How to understand power - Eric Liu [Video Content Summarized]

Power is the ability to make others do what you would have them do.

Main sources of civic power:

  • PHYSICAL FORCE:
    Control of the means of force, whether in the police or a militia, is power at its most primal.

  • WEALTH:
    Money creates the ability to buy results and to buy almost any other kind of power.

  • STATE ACTION:
    This is the use of law and bureaucracy to compel people to do or not do certain things.

  • SOCIAL NORMS
    They operate in a softer way, peer to peer.
    They can certainly make people change behavior and even change laws.

  • IDEAS
    An idea can generate boundless mounts of power if it motivates enough people to change their thinking and actions.

  • NUMBERS
    A vocal mass of people creates power by expressing collective intensity of interest.
    And by asserting legitimacy.

3 LAWS OF POWER

  1. POWER IS NEVER STATIC
    It’s always either accumulating or decaying in a civic arena. So, if you aren’t taking action, you’re being acted upon.

  2. POWER IS LIKE WATER
    It flows like a current through everyday life. Politics is the work of harnessing that flow in a direction you prefer. Policymaking is an effort to freeze and perpetuate a particular flow of power.

  3. POWER COMPOUNDS
    Power begets more power, and so does powerlessness. The only thing that keeps law number three from leading to a situation where only one person has all the power is how we apply laws one and two. What rules do we set up so that a few people don’t accumulate too much power, and so that they can’t enshrine their privilege in policy?

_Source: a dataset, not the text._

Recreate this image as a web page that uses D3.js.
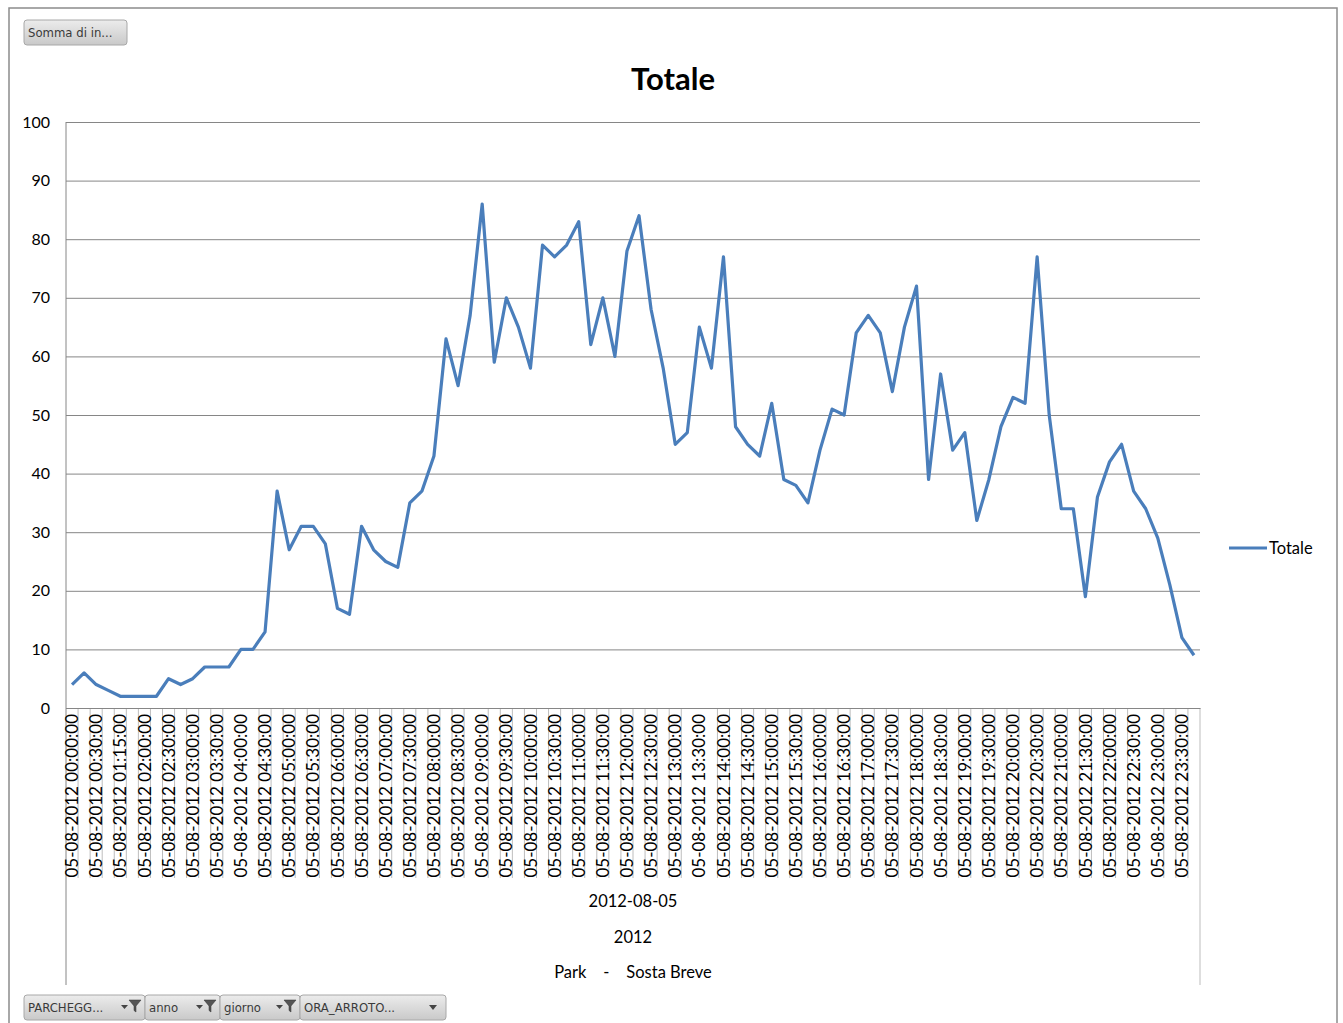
<!DOCTYPE html>
<html>
<head>
<meta charset="utf-8">
<script src="https://cdn.jsdelivr.net/npm/d3@7"></script>
<style>
body { margin: 0; background: #fff; }
svg { display: block; font-family: Lato, 'Open Sans', sans-serif; }
</style>
</head>
<body>
<script>
var day = '05-08-2012';
var times = [
  '00:00:00','00:15:00','00:30:00','00:45:00','01:15:00','01:30:00',
  '02:00:00','02:15:00','02:30:00','02:45:00','03:00:00','03:15:00','03:30:00','03:45:00',
  '04:00:00','04:15:00','04:30:00','04:45:00','05:00:00','05:15:00','05:30:00','05:45:00',
  '06:00:00','06:15:00','06:30:00','06:45:00','07:00:00','07:15:00','07:30:00','07:45:00',
  '08:00:00','08:15:00','08:30:00','08:45:00','09:00:00','09:15:00','09:30:00','09:45:00',
  '10:00:00','10:15:00','10:30:00','10:45:00','11:00:00','11:15:00','11:30:00','11:45:00',
  '12:00:00','12:15:00','12:30:00','12:45:00','13:00:00','13:15:00','13:30:00','13:45:00',
  '14:00:00','14:15:00','14:30:00','14:45:00','15:00:00','15:15:00','15:30:00','15:45:00',
  '16:00:00','16:15:00','16:30:00','16:45:00','17:00:00','17:15:00','17:30:00','17:45:00',
  '18:00:00','18:15:00','18:30:00','18:45:00','19:00:00','19:15:00','19:30:00','19:45:00',
  '20:00:00','20:15:00','20:30:00','20:45:00','21:00:00','21:15:00','21:30:00','21:45:00',
  '22:00:00','22:15:00','22:30:00','22:45:00','23:00:00','23:15:00','23:30:00','23:45:00'
];
var totale = [
  4, 6, 4, 3, 2, 2, 2, 2, 5, 4,
  5, 7, 7, 7, 10, 10, 13, 37, 27, 31,
  31, 28, 17, 16, 31, 27, 25, 24, 35, 37,
  43, 63, 55, 67, 86, 59, 70, 65, 58, 79,
  77, 79, 83, 62, 70, 60, 78, 84, 68, 58,
  45, 47, 65, 58, 77, 48, 45, 43, 52, 39,
  38, 35, 44, 51, 50, 64, 67, 64, 54, 65,
  72, 39, 57, 44, 47, 32, 39, 48, 53, 52,
  77, 50, 34, 34, 19, 36, 42, 45, 37, 34,
  29, 21, 12, 9
];
var yTicks = [0, 10, 20, 30, 40, 50, 60, 70, 80, 90, 100];
var levels = ['2012-08-05', '2012', 'Park    -    Sosta Breve'];
var fieldButtons = ['PARCHEGG...', 'anno', 'giorno', 'ORA_ARROTO...'];
var hasFilter = [true, true, true, false];
// category separators Excel left out
var missingSeps = [14, 15, 34, 52, 53, 72, 89, 90];

var blue = '#4a7ebb';
var svg = d3.select('body').append('svg').attr('width', 1343).attr('height', 1023);

var grad = svg.append('defs').append('linearGradient').attr('id', 'btn').attr('x1', 0).attr('y1', 0).attr('x2', 0).attr('y2', 1);
grad.append('stop').attr('offset', '0%').attr('stop-color', '#ececec');
grad.append('stop').attr('offset', '100%').attr('stop-color', '#c9c9c9');

// chart area border
svg.append('rect').attr('x', 9).attr('y', 8).attr('width', 1328).attr('height', 1030)
  .attr('fill', '#fff').attr('stroke', '#8c8c8c').attr('stroke-width', 1.5);

var x = d3.scaleBand().domain(times).range([66, 1200]);
var y = d3.scaleLinear().domain([0, 100]).range([708, 122]);

// gridlines + y labels
var yAxis = d3.axisLeft(y).tickValues(yTicks).tickSize(-1134).tickPadding(16);
var gy = svg.append('g').attr('transform', 'translate(66,0)').call(yAxis);
gy.select('.domain').remove();
gy.selectAll('.tick line').attr('stroke', '#868686').attr('stroke-width', 1);
gy.selectAll('.tick text').attr('font-size', 16).attr('fill', '#000').attr('font-family', 'Lato');

// vertical axis lines incl. the label area
svg.append('line').attr('x1', 66).attr('x2', 66).attr('y1', 122).attr('y2', 985).attr('stroke', '#868686');
svg.append('line').attr('x1', 1200).attr('x2', 1200).attr('y1', 708).attr('y2', 985).attr('stroke', '#bdbdbd');

// category separators
var seps = d3.range(1, times.length).filter(function (k) { return missingSeps.indexOf(k) < 0; });
svg.append('g').selectAll('line').data(seps).enter().append('line')
  .attr('x1', function (k) { return x(times[k]); })
  .attr('x2', function (k) { return x(times[k]); })
  .attr('y1', 708).attr('y2', 878)
  .attr('stroke', '#bdbdbd').attr('stroke-width', 1);

// x axis labels, every second category
var xAxis = d3.axisBottom(x)
  .tickValues(times.filter(function (d, i) { return i % 2 === 0; }))
  .tickSize(0)
  .tickFormat(function (d) { return day + ' ' + d; });
var gx = svg.append('g').attr('transform', 'translate(0,708)').call(xAxis);
gx.select('.domain').attr('stroke', '#868686');
gx.selectAll('.tick text')
  .attr('font-size', 17).attr('fill', '#000').attr('font-family', 'Lato')
  .attr('text-anchor', 'end')
  .attr('transform', 'rotate(-90)')
  .attr('x', -6).attr('y', 0).attr('dy', '0.36em');

// outer level labels
svg.append('g').selectAll('text').data(levels).enter().append('text')
  .attr('x', 633).attr('y', function (d, i) { return 907 + i * 35.5; })
  .attr('text-anchor', 'middle').attr('font-size', 16.5)
  .style('white-space', 'pre')
  .text(function (d) { return d; });

// series line
var line = d3.line()
  .x(function (d, i) { return x(times[i]) + x.bandwidth() / 2; })
  .y(function (d) { return y(d); });
svg.append('path').attr('d', line(totale)).attr('fill', 'none')
  .attr('stroke', blue).attr('stroke-width', 3.2).attr('stroke-linejoin', 'round');

// title
svg.append('text').attr('x', 673).attr('y', 90).attr('text-anchor', 'middle')
  .attr('font-size', 31).attr('font-weight', 'bold').text('Totale');

// legend
svg.append('line').attr('x1', 1229).attr('x2', 1267).attr('y1', 548).attr('y2', 548)
  .attr('stroke', blue).attr('stroke-width', 3.2);
svg.append('text').attr('x', 1269).attr('y', 554).attr('font-size', 16.5).text('Totale');

// pivot field buttons
function button(x0, y0, w, h, label) {
  var g = svg.append('g').attr('transform', 'translate(' + x0 + ',' + y0 + ')');
  g.append('rect').attr('width', w).attr('height', h).attr('rx', 3)
    .attr('fill', 'url(#btn)').attr('stroke', '#a8a8a8');
  g.append('text').attr('x', 4).attr('y', h / 2).attr('dy', '0.35em')
    .attr('font-size', 13).attr('fill', '#3a3a3a')
    .attr('font-family', "'DejaVu Sans Condensed', 'Liberation Sans Narrow', sans-serif")
    .text(label);
  return g;
}
button(24, 20, 103, 25, 'Somma di in...');

var bw = [121, 75, 80, 146];
var bx = 24;
fieldButtons.forEach(function (lab, i) {
  var g = button(bx, 995, bw[i], 25, lab);
  var w = bw[i];
  if (hasFilter[i]) {
    g.append('path').attr('d', 'M' + (w - 24) + ',10 h7 l-3.5,4 z').attr('fill', '#444');
    g.append('path').attr('d', 'M' + (w - 16) + ',5 h12 l-5,6 v6 l-2,-1.5 v-4.5 z')
      .attr('fill', '#555').attr('stroke', '#333').attr('stroke-width', 0.5);
  } else {
    g.append('path').attr('d', 'M' + (w - 17) + ',10 h8 l-4,5 z').attr('fill', '#444');
  }
  bx += w;
});
</script>
</body>
</html>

That’s the question of democracy.

WHAT YOU CAN DO

Your challenge is to learn how to read power and write power. To read power means to pay attention to as many texts of power as you can.

I mean seeing society as a set of texts. Don’t like how things are in your campus or city or country? Map out who has what kind of power, arrayed in what systems.
Understand why it turned out this way, who’s made it so, and who wants to keep it so.

Study the strategies others in such situations used: frontal attack or indirection, coalitions or charismatic authority. Read so you may write.

READ SO YOU MAY WRITE

To write power requires first that you believe you have the right to write, to be an author of change. You do.
As with any kind of writing, you learn to express yourself, speak up in a voice that’s authentic. Organize your ideas, then organize other people.
Practice consensus building. Practice conflict.
As with writing, it’s all about practice.
Every day you have a chance to practice, in your neighborhood and beyond.

  • Set objectives
  • Then bigger ones
  • Watch the patterns
  • See what works
  • Adapt
  • Repeat.

This is citizenship

One big question remaining is the “why” of power.

Do you want power to benefit everyone or only you?
Are your purposes pro-social or anti-social?

Power plus character equals a great citizen, and you have the power to be one.